Of the six finalists for the two Cy Young Awards, four were first-round picks, but the winners were Dallas Keuchel of the Houston Astros and Jake Arrieta of the Chicago Cubs, two pitchers who just a few years ago looked like fringe major leaguers at best. Their rise to Cy Young winners is a testament to perseverance, hard work, knowledge, ability and, as Arrieta said after winning, learning to make adjustments and "figuring this game out."
In 2012, Keuchel had a 5.27 ERA as a rookie with the Astros with more walks than strikeouts.
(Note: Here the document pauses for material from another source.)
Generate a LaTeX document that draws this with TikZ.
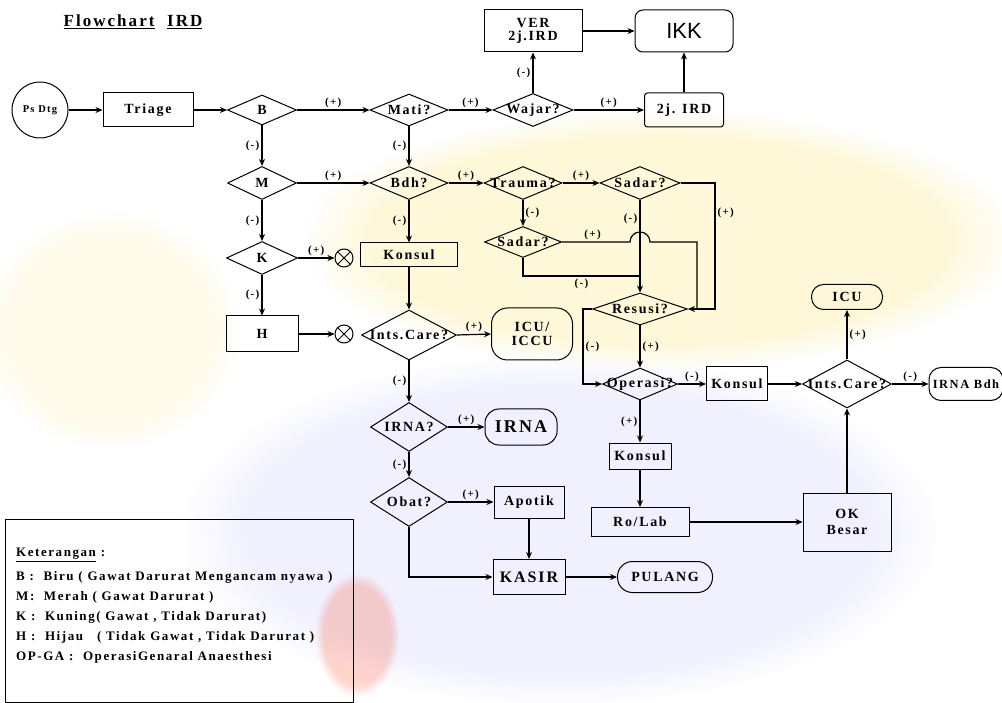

The next season he had a 5.15 ERA. He looked like just another dime-a-dozen command left-hander, the type of guy every team has, one who lacks the raw stuff to make that leap into a top-of-the-rotation starter. In 2012, Arrieta had a 6.20 ERA for the Baltimore Orioles in his third season in the majors. He had been a higher rated prospect than Keuchel but hadn't been able to put things together. The next season, Arrieta spent time in Triple-A (where he posted a 4.41 ERA) and then made five starts with the Orioles, who finally gave up on him and traded him to the Cubs (with Pedro Strop) for Scott Feldman and Steve Clevenger, It's a trade that might go down as one of the all-time heists.
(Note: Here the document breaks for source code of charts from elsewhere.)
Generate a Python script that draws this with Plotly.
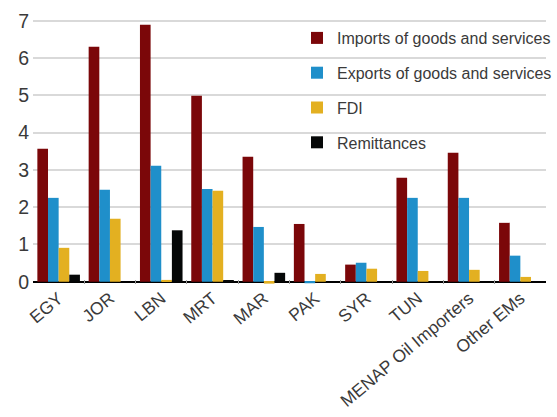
import plotly.graph_objects as go

categories = ["EGY", "JOR", "LBN", "MRT", "MAR", "PAK", "SYR", "TUN",
              "MENAP Oil Importers", "Other EMs"]

imports_gs = [3.57, 6.30, 6.89, 4.99, 3.35, 1.55, 0.46, 2.79, 3.46, 1.58]
exports_gs = [2.25, 2.47, 3.11, 2.49, 1.47, -0.04, 0.51, 2.25, 2.25, 0.70]
fdi = [0.91, 1.69, 0.05, 2.44, -0.05, 0.21, 0.35, 0.29, 0.32, 0.13]
remittances = [0.19, None, 1.38, 0.03, 0.24, None, None, None, None, None]

series = [
    ("Imports of goods and services", imports_gs, "#7b0709"),
    ("Exports of goods and services", exports_gs, "#1f8fca"),
    ("FDI", fdi, "#e3b021"),
    ("Remittances", remittances, "#050707"),
]

text_color = "#3a3a3a"
font_family = "Liberation Sans, Arial, sans-serif"

fig = go.Figure()
for i, (name, vals, color) in enumerate(series):
    fig.add_trace(go.Bar(
        x=categories, y=vals, name=name,
        marker=dict(color=color, line=dict(width=0)),
        legendgroup=f"g{i}",
    ))

fig.update_layout(
    width=557, height=417,
    margin=dict(l=33, r=0, t=17, b=133),
    paper_bgcolor="white", plot_bgcolor="white",
    barmode="group", bargap=0.17, bargroupgap=0,
    font=dict(family=font_family, color=text_color),
    showlegend=True,
    legend=dict(
        x=0.515, xanchor="left", y=0.985, yanchor="top",
        font=dict(size=16, color=text_color),
        bgcolor="rgba(0,0,0,0)",
        tracegroupgap=11, traceorder="grouped",
        itemwidth=30,
    ),
)

fig.update_xaxes(
    type="category",
    tickangle=-40,
    tickfont=dict(size=17.5, color=text_color),
    showgrid=False,
    showline=False,
    ticks="inside", ticklen=4, tickcolor="#9a9a9a", tickwidth=1,
    tickson="boundaries",
    automargin=False,
)

fig.update_yaxes(
    range=[-0.06, 7.1],
    tickvals=[0, 1, 2, 3, 4, 5, 6, 7],
    tickfont=dict(size=19.5, color=text_color),
    showgrid=True, gridcolor="#d9d9d9", gridwidth=1.5,
    zeroline=True, zerolinecolor="#000000", zerolinewidth=1.5,
    showline=False, ticks="",
    ticklabelstandoff=3,
    automargin=False,
)

fig.write_html("out.html")
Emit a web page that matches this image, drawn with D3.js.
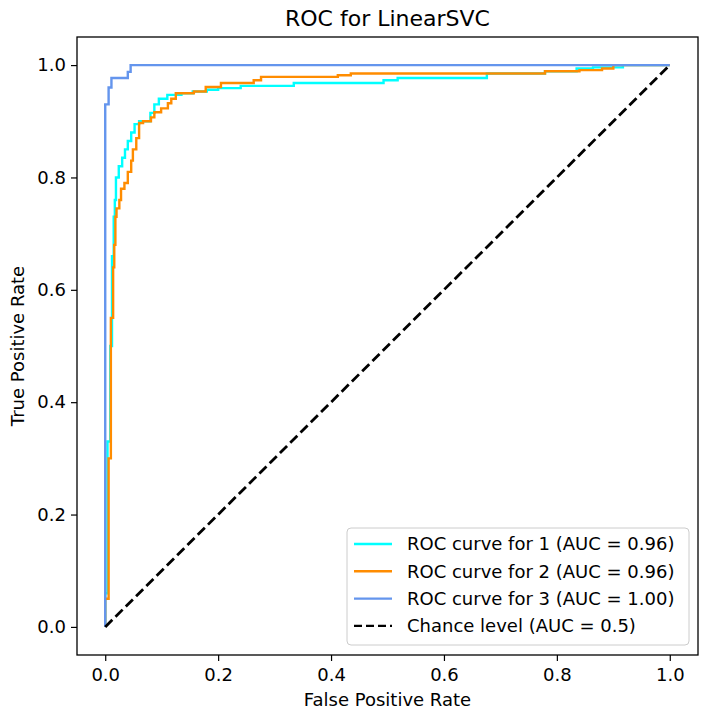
<!DOCTYPE html>
<html>
<head>
<meta charset="utf-8">
<script src="https://cdn.jsdelivr.net/npm/d3@7"></script>
<style>
  body { margin: 0; background: #fff; }
  text { font-family: "DejaVu Sans", sans-serif; fill: #000; }
</style>
</head>
<body>
<div id="chart"></div>
<script>
// ROC curve points
var fpr1 = [0, 0, 0.004, 0.004, 0.009, 0.009, 0.012, 0.012, 0.015, 0.015, 0.017, 0.017, 0.019, 0.019, 0.024, 0.024, 0.030, 0.030, 0.035, 0.035, 0.040, 0.040, 0.046, 0.046, 0.052, 0.052, 0.060, 0.060, 0.080, 0.080, 0.087, 0.087, 0.095, 0.095, 0.110, 0.110, 0.135, 0.135, 0.155, 0.155, 0.180, 0.180, 0.200, 0.200, 0.240, 0.240, 0.334, 0.334, 0.493, 0.493, 0.518, 0.518, 0.676, 0.676, 0.779, 0.779, 0.835, 0.835, 0.864, 0.864, 0.917, 0.917, 1];
var tpr1 = [0, 0.06, 0.06, 0.33, 0.33, 0.50, 0.50, 0.66, 0.66, 0.73, 0.73, 0.76, 0.76, 0.80, 0.80, 0.82, 0.82, 0.835, 0.835, 0.85, 0.85, 0.865, 0.865, 0.88, 0.88, 0.895, 0.895, 0.90, 0.90, 0.915, 0.915, 0.93, 0.93, 0.94, 0.94, 0.947, 0.947, 0.95, 0.95, 0.953, 0.953, 0.956, 0.956, 0.959, 0.959, 0.963, 0.963, 0.968, 0.968, 0.973, 0.973, 0.977, 0.977, 0.985, 0.985, 0.989, 0.989, 0.994, 0.994, 0.996, 0.996, 1, 1];

var fpr2 = [0, 0, 0.006, 0.006, 0.010, 0.010, 0.014, 0.014, 0.016, 0.016, 0.018, 0.018, 0.020, 0.020, 0.025, 0.025, 0.028, 0.028, 0.034, 0.034, 0.040, 0.040, 0.046, 0.046, 0.049, 0.049, 0.055, 0.055, 0.060, 0.060, 0.067, 0.067, 0.081, 0.081, 0.087, 0.087, 0.099, 0.099, 0.111, 0.111, 0.117, 0.117, 0.125, 0.125, 0.157, 0.157, 0.178, 0.178, 0.205, 0.205, 0.263, 0.263, 0.276, 0.276, 0.412, 0.412, 0.435, 0.435, 0.779, 0.779, 0.840, 0.840, 0.880, 0.880, 0.900, 0.900, 1];
var tpr2 = [0, 0.05, 0.05, 0.30, 0.30, 0.55, 0.55, 0.64, 0.64, 0.68, 0.68, 0.73, 0.73, 0.745, 0.745, 0.76, 0.76, 0.78, 0.78, 0.79, 0.79, 0.81, 0.81, 0.83, 0.83, 0.85, 0.85, 0.87, 0.87, 0.897, 0.897, 0.90, 0.90, 0.907, 0.907, 0.916, 0.916, 0.923, 0.923, 0.932, 0.932, 0.94, 0.94, 0.95, 0.95, 0.953, 0.953, 0.961, 0.961, 0.968, 0.968, 0.973, 0.973, 0.979, 0.979, 0.982, 0.982, 0.985, 0.985, 0.989, 0.989, 0.991, 0.991, 0.994, 0.994, 1, 1];

var fpr3 = [0, 0, 0.006, 0.006, 0.011, 0.011, 0.040, 0.040, 0.045, 0.045, 1];
var tpr3 = [0, 0.93, 0.93, 0.96, 0.96, 0.977, 0.977, 0.988, 0.988, 1, 1];

var chanceX = [0, 1];
var chanceY = [0, 1];

var labels = ["ROC curve for 1 (AUC = 0.96)", "ROC curve for 2 (AUC = 0.96)",
              "ROC curve for 3 (AUC = 1.00)", "Chance level (AUC = 0.5)"];
var colors = ["#00ffff", "#ff8c00", "#6495ed", "#000"];
var ticks = [0, 0.2, 0.4, 0.6, 0.8, 1.0];

var width = 707, height = 716;
var margin = { left: 77, right: 9, top: 37, bottom: 61 };

var svg = d3.select("#chart").append("svg")
    .attr("width", width)
    .attr("height", height);

var x = d3.scaleLinear().domain([-0.05, 1.05]).range([margin.left, width - margin.right]);
var y = d3.scaleLinear().domain([-0.05, 1.05]).range([height - margin.bottom, margin.top]);

var line = d3.line()
    .x(function (d) { return x(d[0]); })
    .y(function (d) { return y(d[1]); });

function pts(xs, ys) {
    return xs.map(function (v, i) { return [v, ys[i]]; });
}

var series = [pts(fpr1, tpr1), pts(fpr2, tpr2), pts(fpr3, tpr3)];

var plot = svg.append("g");
plot.selectAll("path.roc")
    .data(series)
    .enter().append("path")
    .attr("class", "roc")
    .attr("d", line)
    .attr("fill", "none")
    .attr("stroke", function (d, i) { return colors[i]; })
    .attr("stroke-width", 2.4);

plot.append("path")
    .attr("d", line(pts(chanceX, chanceY)))
    .attr("fill", "none")
    .attr("stroke", "#000")
    .attr("stroke-width", 2.8)
    .attr("stroke-dasharray", "10,4.5");

// axes
var xAxis = svg.append("g")
    .attr("transform", "translate(0," + (height - margin.bottom) + ")")
    .call(d3.axisBottom(x).tickValues(ticks).tickFormat(d3.format(".1f")).tickSizeOuter(0).tickSize(6).tickPadding(6));
var yAxis = svg.append("g")
    .attr("transform", "translate(" + margin.left + ",0)")
    .call(d3.axisLeft(y).tickValues(ticks).tickFormat(d3.format(".1f")).tickSizeOuter(0).tickSize(6).tickPadding(5));
[xAxis, yAxis].forEach(function (a) {
    a.select(".domain").remove();
    a.selectAll("line").attr("stroke", "#000").attr("stroke-width", 1.2);
    a.selectAll("text").style("font-size", "18px").style("font-family", "DejaVu Sans");
});
xAxis.selectAll("text").attr("dy", "0.8em");

// frame
svg.append("rect")
    .attr("x", x(-0.05)).attr("y", y(1.05))
    .attr("width", x(1.05) - x(-0.05)).attr("height", y(-0.05) - y(1.05))
    .attr("fill", "none").attr("stroke", "#000").attr("stroke-width", 1.3);

// labels
svg.append("text")
    .attr("x", (x(-0.05) + x(1.05)) / 2).attr("y", 26)
    .attr("text-anchor", "middle").style("font-size", "22px")
    .text("ROC for LinearSVC");
svg.append("text")
    .attr("x", (x(-0.05) + x(1.05)) / 2).attr("y", 706)
    .attr("text-anchor", "middle").style("font-size", "18px")
    .text("False Positive Rate");
svg.append("text")
    .attr("transform", "translate(24," + ((y(-0.05) + y(1.05)) / 2) + ") rotate(-90)")
    .attr("text-anchor", "middle").style("font-size", "18px")
    .text("True Positive Rate");

// legend
var lg = svg.append("g").attr("transform", "translate(347,528)");
lg.append("rect")
    .attr("width", 342).attr("height", 117).attr("rx", 4)
    .attr("fill", "#fff").attr("fill-opacity", 0.8)
    .attr("stroke", "#ccc").attr("stroke-width", 1);
var rows = lg.selectAll("g.row")
    .data(labels)
    .enter().append("g")
    .attr("class", "row")
    .attr("transform", function (d, i) { return "translate(0," + (16 + i * 27.3) + ")"; });
rows.append("line")
    .attr("x1", 7).attr("x2", 45)
    .attr("stroke", function (d, i) { return colors[i]; })
    .attr("stroke-width", 2.4)
    .attr("stroke-dasharray", function (d, i) { return i === 3 ? "8,4" : null; });
rows.append("text")
    .attr("x", 60).attr("dy", "0.35em")
    .style("font-size", "18px")
    .text(function (d) { return d; });
</script>
</body>
</html>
The best part about watching the announcements on TV was the reaction of both: genuinely happy to win -- Arrieta had a little fist pump and a champagne celebration from a friend -- and quick to praise their teammates as well.
As ESPN.com's Jayson Stark wrote earlier in the day, the National League Cy Young race was one of the great all-time awards debates between Arrieta, Zack Greinke and Clayton Kershaw. It certainly seemed as if Arrieta had the momentum down the stretch; he went 12-1 with a 0.75 ERA in 15 starts in the second half as the Cubs surged into the playoffs. He went 13-1 on the road. He had a 1.45 ERA in nine starts against division rivals St. Louis and Pittsburgh. Over his final 20 starts, Arrieta had a 0.86 ERA and .150 batting average allowed, never allowing more than three runs (and even then only twice).
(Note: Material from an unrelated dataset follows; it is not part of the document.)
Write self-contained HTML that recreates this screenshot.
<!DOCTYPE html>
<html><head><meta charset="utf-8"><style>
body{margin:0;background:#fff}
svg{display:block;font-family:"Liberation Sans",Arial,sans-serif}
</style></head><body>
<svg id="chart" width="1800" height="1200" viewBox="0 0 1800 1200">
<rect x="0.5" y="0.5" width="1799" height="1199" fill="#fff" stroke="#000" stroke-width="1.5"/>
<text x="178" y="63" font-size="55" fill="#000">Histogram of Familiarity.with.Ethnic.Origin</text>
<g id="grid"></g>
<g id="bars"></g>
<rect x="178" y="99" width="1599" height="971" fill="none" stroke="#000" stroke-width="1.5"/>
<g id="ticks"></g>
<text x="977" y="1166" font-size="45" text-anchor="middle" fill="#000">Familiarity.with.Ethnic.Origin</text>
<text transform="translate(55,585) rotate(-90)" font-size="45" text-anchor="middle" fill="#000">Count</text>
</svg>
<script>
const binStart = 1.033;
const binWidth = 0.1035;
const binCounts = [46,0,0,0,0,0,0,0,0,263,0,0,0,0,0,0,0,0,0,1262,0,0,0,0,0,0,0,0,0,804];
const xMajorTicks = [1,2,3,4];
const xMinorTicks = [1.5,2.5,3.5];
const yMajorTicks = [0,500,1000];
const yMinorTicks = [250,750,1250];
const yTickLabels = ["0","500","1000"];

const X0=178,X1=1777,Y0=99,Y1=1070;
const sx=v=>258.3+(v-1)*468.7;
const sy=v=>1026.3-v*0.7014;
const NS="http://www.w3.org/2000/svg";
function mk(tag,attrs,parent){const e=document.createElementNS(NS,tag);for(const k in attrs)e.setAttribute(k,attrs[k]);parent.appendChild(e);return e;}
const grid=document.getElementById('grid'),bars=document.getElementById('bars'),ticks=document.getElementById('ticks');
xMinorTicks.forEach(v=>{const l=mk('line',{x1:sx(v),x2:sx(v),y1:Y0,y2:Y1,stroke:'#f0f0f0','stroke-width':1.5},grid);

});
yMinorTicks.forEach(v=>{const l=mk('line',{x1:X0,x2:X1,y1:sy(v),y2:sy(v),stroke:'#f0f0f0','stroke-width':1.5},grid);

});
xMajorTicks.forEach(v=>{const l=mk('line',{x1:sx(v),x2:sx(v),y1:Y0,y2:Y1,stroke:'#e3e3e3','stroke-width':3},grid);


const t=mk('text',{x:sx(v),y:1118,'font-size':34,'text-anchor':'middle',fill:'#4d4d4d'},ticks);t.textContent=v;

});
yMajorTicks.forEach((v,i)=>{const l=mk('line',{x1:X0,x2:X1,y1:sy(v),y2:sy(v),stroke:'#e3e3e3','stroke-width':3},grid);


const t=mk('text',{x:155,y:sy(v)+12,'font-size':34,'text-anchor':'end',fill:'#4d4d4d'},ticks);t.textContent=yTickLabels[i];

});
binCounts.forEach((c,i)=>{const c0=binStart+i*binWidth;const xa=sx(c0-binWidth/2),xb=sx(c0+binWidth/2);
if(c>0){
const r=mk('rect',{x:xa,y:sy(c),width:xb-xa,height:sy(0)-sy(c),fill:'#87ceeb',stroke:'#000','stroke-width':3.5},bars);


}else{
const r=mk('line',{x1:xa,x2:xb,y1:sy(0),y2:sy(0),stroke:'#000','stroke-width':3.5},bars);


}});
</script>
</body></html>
Of course, the whole season counts, and that was Greinke's argument. His ERA was never above 2.00 all season, and he allowed zero runs or one run in 21 of his 32 starts, allowed more than three runs just twice and pitched at least six innings in every start.
Kershaw? Thank you for your 301 strikeouts.
Greinke? Amazing that a guy with a 1.66 ERA didn't win the Cy Young.
In the end, I thought it would be a little more of a coin flip in the results, but Arrieta collected 17 of the 30 first-place votes with Greinke getting 10 and Kershaw three. Arrieta's edge in total points was 22, so even if the three Kershaw votes had gone to Greinke, those nine extra points wouldn't have boosted Greinke past Arrieta.
For what it's worth, Arrieta's two third-place votes came from Denver and Philadelphia, so there wasn't any attempt by the Los Angeles chapter to sabotage Arrieta's chances. In fact, one of the two L.A. voters, Jeff Miller of the Orange County Register, had Arrieta first. Both Chicago voters (including Jesse Rogers of ESPN.com) did vote Arrieta first but had Greinke second. If you want to get into silly down-the-ballot results, I'm not sure how anybody could leave Kershaw out of the top three, but he received one fourth-place vote and one fifth-place vote.
In the American League, the momentum also seemed to swing Keuchel's way down the stretch and he ended up winning pretty easily, with 22 of the 30 first-place votes and a 186-to-143 edge in points. He was first or second on every ballot. I believe he was the right choice. He led David Price in Baseball-Reference WAR, 7.2 to 6.0. And while Price led in FanGraphs WAR, 6.4 to 6.1, that version of WAR focuses more on peripherals such as strikeout rate and walk rate. Keuchel, however, has some hidden benefits such as inducing soft contact that results in a lower-than-expected hit rate. He's also regarded as the best fielding pitcher in the game and allowed just five stolen bases. He's not only a great pitcher but does all the little things to make himself even better.